A matriarchal aesthetic

Heide Göttner-Abendroth, "Nine Principles of a Matriarchal Aesthetic"

[This is an exciting article, at least on account of its awareness of lots of key issues. THE MAIN THING IS TO READ THE NINE PRINCIPLES themselves (which I'm not typing out for you--but see pp. 566-69). After some brief indications of her positive program, there follow notes for comments and discussion. As you accept, modify, or reject different components of the author's vision, think about the history and destiny of the practices being discussed. Can you sense a possibility here of significantly enhanced way of living for ourselves and our communities? Explain.]

Heide Göttner-Abendroth affirms the following thoughts.

Matriarchal art moves beyond fiction to magic, which, in modern times, changes psychic and social reality.

Matriarchal art has an enduring and universal mythological framework.

To realize ecstasy beyond all separation of feeling, thinking, and doing, beyond all categories of emotional identification, theoretical reflection, and symbolic action, matriarchal art demands the total commitment of all participants.

Beauty is not a commodity but a way of living in which one allows oneself to be transformed by an art process uniting the natural with the spiritual.

The ritual dance ceremony embraces music, song, poetry, movement, decoration, symbol, comedy and tragedy, all for the purpose of invoking, imploring, and praising the goddess.

In the new form of life organized around matriarchal ritual in motherliness and sisterly love, there is new balance in spiritual ecstasy, which has often been too intellectualized or too activist. The balance comes from thinking, feeling and doing—intellect, emotions, and action—being expressed maximally and simultaneously.

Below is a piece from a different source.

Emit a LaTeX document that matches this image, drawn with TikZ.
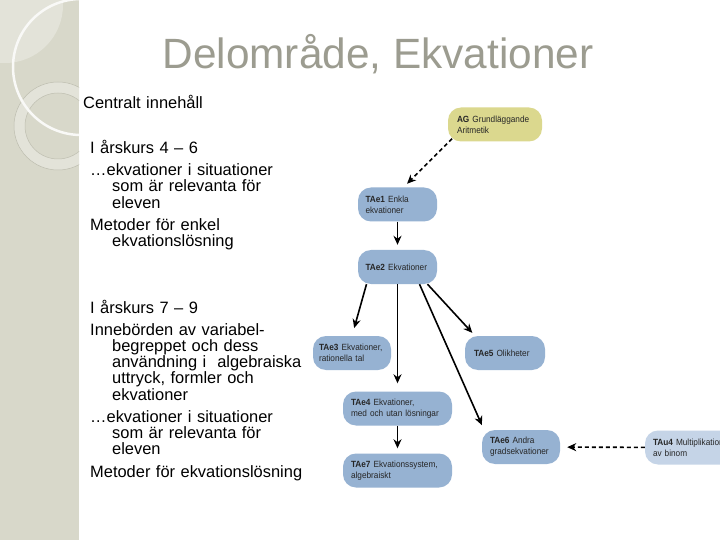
\documentclass[tikz,border=0pt]{standalone}
\usepackage{fontspec}
\setmainfont{Liberation Sans}
\newfontfamily\modfont[FakeStretch=0.92]{Liberation Sans}
\usetikzlibrary{arrows.meta}

\definecolor{faixa}{RGB}{216,216,202}
\definecolor{faixaclara}{RGB}{227,227,217}
\definecolor{anel}{RGB}{190,190,176}
\definecolor{titulo}{RGB}{156,156,144}
\definecolor{modazul}{RGB}{150,178,210}
\definecolor{modclaro}{RGB}{197,212,231}
\definecolor{modamarelo}{RGB}{219,216,142}

\tikzset{
    modul/.style={rounded corners=13bp, fill=modazul, align=left, inner xsep=8bp,
        inner ysep=3bp, minimum height=34bp, text=black!85,
        font=\modfont\fontsize{9}{11}\selectfont},
    pil/.style={->, line width=1.6bp, shorten >=5bp},
    streckpil/.style={pil, dash pattern=on 4bp off 3bp},
    lista/.style={anchor=base west, inner sep=0pt, text width=250bp, align=left,
        font=\fontsize{16.5}{16.3}\selectfont},
}

\begin{document}
\begin{tikzpicture}[x=1bp, y=-1bp, >={Stealth[length=9bp,width=8bp]}]

    % fundo
    \path[use as bounding box, clip] (0,0) rectangle (720,540);
    \fill[white] (0,0) rectangle (720,540);

    % faixa lateral
    \fill[faixa] (0,0) rectangle (79,540);
    \begin{scope}
        \clip (0,0) rectangle (79,540);
        \fill[faixaclara] (5,5) circle (58);
        \fill[faixaclara, even odd rule] (58,126) circle (44) (58,126) circle (33);
        \draw[anel, line width=0.5bp] (58,126) circle (44) (58,126) circle (33);
        \draw[white!85!faixa, line width=2.5bp] (81,67) circle (68);
    \end{scope}

    % titulo
    \node[anchor=base, text=titulo, font=\fontsize{42.5}{50}\selectfont] (titel) at (378,69) {Delområde, Ekvationer};

    % texto
    \node[lista] (rubrik) at (83,109) {Centralt innehåll};
    \node[lista] (ak46) at (90,153.5) {\setlength{\parskip}{6bp}\lineskiplimit=-20bp
        I årskurs 4 – 6\par
        \hangindent=22bp\hangafter=1 …ekvationer i situationer\newline som är relevanta för\newline eleven\par
        \hangindent=22bp\hangafter=1 Metoder för enkel\newline ekvationslösning\par};
    \node[lista] (ak79) at (90,313) {\setlength{\parskip}{6bp}\lineskiplimit=-20bp
        I årskurs 7 – 9\par
        \hangindent=22bp\hangafter=1 Innebörden av variabel-\newline begreppet och dess\newline användning i~ algebraiska\newline uttryck, formler och\newline ekvationer\par
        \hangindent=22bp\hangafter=1 …ekvationer i situationer\newline som är relevanta för\newline eleven\par
        \hangindent=22bp\hangafter=1 Metoder för ekvationslösning\par};

    % moduler
    \node[modul, fill=modamarelo, text width=76bp, inner xsep=9bp] (AG) at (495,124.5) {\textbf{AG} Grundläggande\\Aritmetik};
    \node[modul, text width=64bp, inner xsep=7.5bp] (TAe1) at (397.5,204.5) {\textbf{TAe1} Enkla\\ekvationer};
    \node[modul, text width=64bp, inner xsep=7.5bp] (TAe2) at (397.5,267) {\textbf{TAe2} Ekvationer};
    \node[modul, text width=66bp, inner xsep=6bp] (TAe3) at (352,353) {\textbf{TAe3} Ekvationer,\\rationella tal};
    \node[modul, text width=62bp, inner xsep=9bp] (TAe5) at (505,353) {\textbf{TAe5} Olikheter};
    \node[modul, text width=93bp] (TAe4) at (397.5,408.5) {\textbf{TAe4} Ekvationer,\\med och utan lösningar};
    \node[modul, text width=93bp] (TAe7) at (397.5,470.5) {\textbf{TAe7} Ekvationssystem,\\algebraiskt};
    \node[modul, text width=62bp] (TAe6) at (521,447) {\textbf{TAe6} Andra\\gradsekvationer};
    \node[modul, fill=modclaro, text width=79bp] (TAu4) at (692.5,447.5) {\textbf{TAu4} Multiplikation\\av binom};

    % pilar
    \draw[streckpil] ([xshift=-43bp,yshift=3bp]AG.south) -- ([xshift=6bp]TAe1.north);
    \draw[pil] (TAe1) -- (TAe2);
    \draw[pil, shorten >=8bp] ([xshift=-31bp]TAe2.south) -- (TAe3.north);
    \draw[pil, shorten >=8bp] (TAe2) -- (TAe4);
    \draw[pil] ([xshift=22bp]TAe2.south) -- ([xshift=-37bp]TAe6.north);
    \draw[pil, shorten >=4bp] ([xshift=30bp]TAe2.south) -- ([xshift=-30bp]TAe5.north);
    \draw[pil] (TAe4) -- (TAe7);
    \draw[streckpil, shorten >=7bp] (TAu4) -- (TAe6);

\end{tikzpicture}
\end{document}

  • Art and life are commonly dominated by motives of power, control, and greed.

  • Beauty is commonly regarded as mere appearance and as commodity.

  • Art is widely experienced as merely fictional, artificial, denatured; divided into a formalist, elitist, socially effective art on the one hand and a popular, widespread, but socially vilified and outcast art on the other.

  • Nature is exploited and regarded merely as quantifiable.

  • [False freedom is discouraged:] subjective indulgence, allowing erotic and aggressive drives simply to run wild, undisciplined eclecticism, arbitrary chain of associations, chaos.

  • HG-A separates (1) emotion (in subjective sentimentality or in ecstasy as a kind of delirium leading to total incapacity, or at best a kind of gentle madness, thoroughly irrational) from (2) intellect (in abstract arbitrariness and disguising ideology) and (3) action (as mere catharsis—blowing off steam).

  • HG-A criticizes the evaluation and repression of the erotic in ascetic patriarchal religions and moral systems.

  • HG-A criticizes dogmatism in theory, religion, and art (prescribing themes, meanings and tone).

  • HG-A observes that psychology is used to promote social conformity, commerce or war.

  • HG-A criticizes a bleak scientific attitude to death and a cynical perfection of machines.

  • She challenges the fragmented, specialized, stereotyped, and supervised individual of today, whose individualism refuses participation in community life.

  • She challenges patriarchy.

  • She wants to replace political action as an exchange of hostilities by a tactic of returning artistic beauty for aggression.